Parks and Recreation Director Mark Furlo said last September that the city has plans to take the trail west toward Lakeland High School.

The source from which the city received the money is part of the Hampton Roads Transportation Planning Organization’s transportation alternatives program, which was established under the federal Moving Ahead for Progress in the 21st Century Act in 2012. It is now called the transportation alternatives set-aside program and is paid for through the Surface Transportation Block Grant program.

The transportation planning organization’s staff coordinates with the Virginia Department of Transportation’s Hampton Roads District and local assistance division staff, Hampton Roads localities and agencies, the Commonwealth Transportation Board district representative and other stakeholders to determine what projects are picked.

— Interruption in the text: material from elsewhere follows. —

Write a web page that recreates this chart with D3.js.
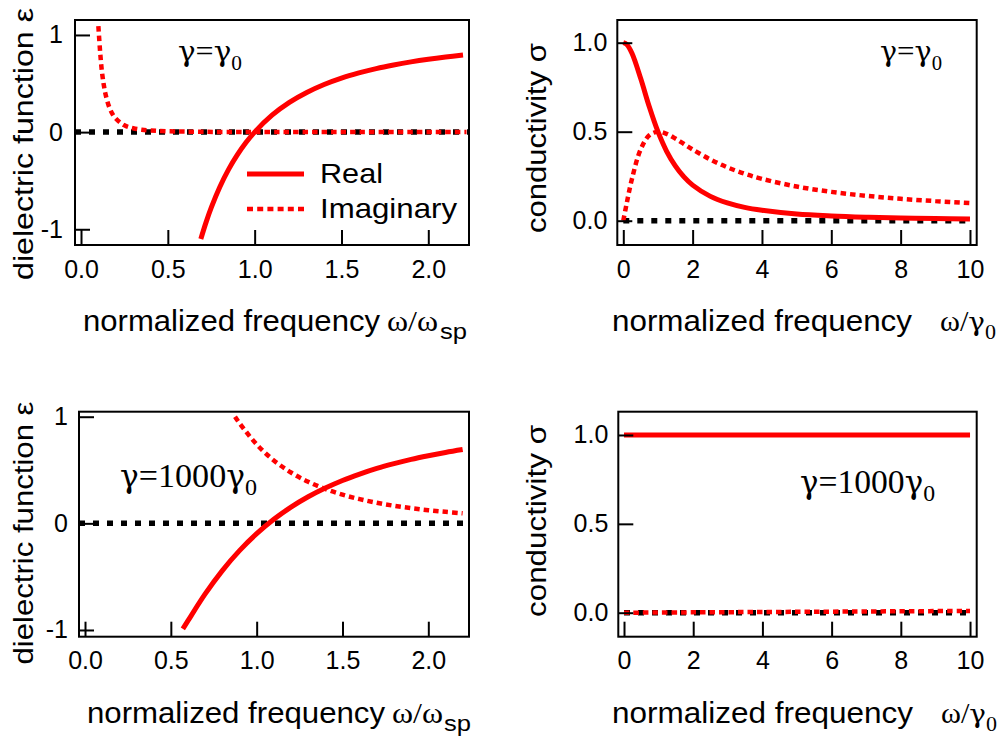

In Virginia, district CTB members get $1 million per year, and $2 million per two-year funding cycle, in set-aside money to allocate for projects in their districts. Coupled with the more than $3.7 million approved by the transportation planning organization’s board at its March 17 meeting, the money will go to eight projects in the Hampton Roads region, including the ones in Suffolk and Chesapeake.

Pedestrian and bicycle facilities such as the Seaboard Coastline Trail are among the eligible activities for the set-aside program.

Chesapeake also received $582,944 for one phase of its project and $406,460 for another that will connect to Suffolk’s Seaboard Coastline Trail in North Suffolk. Both projects will cost about $3.6 million.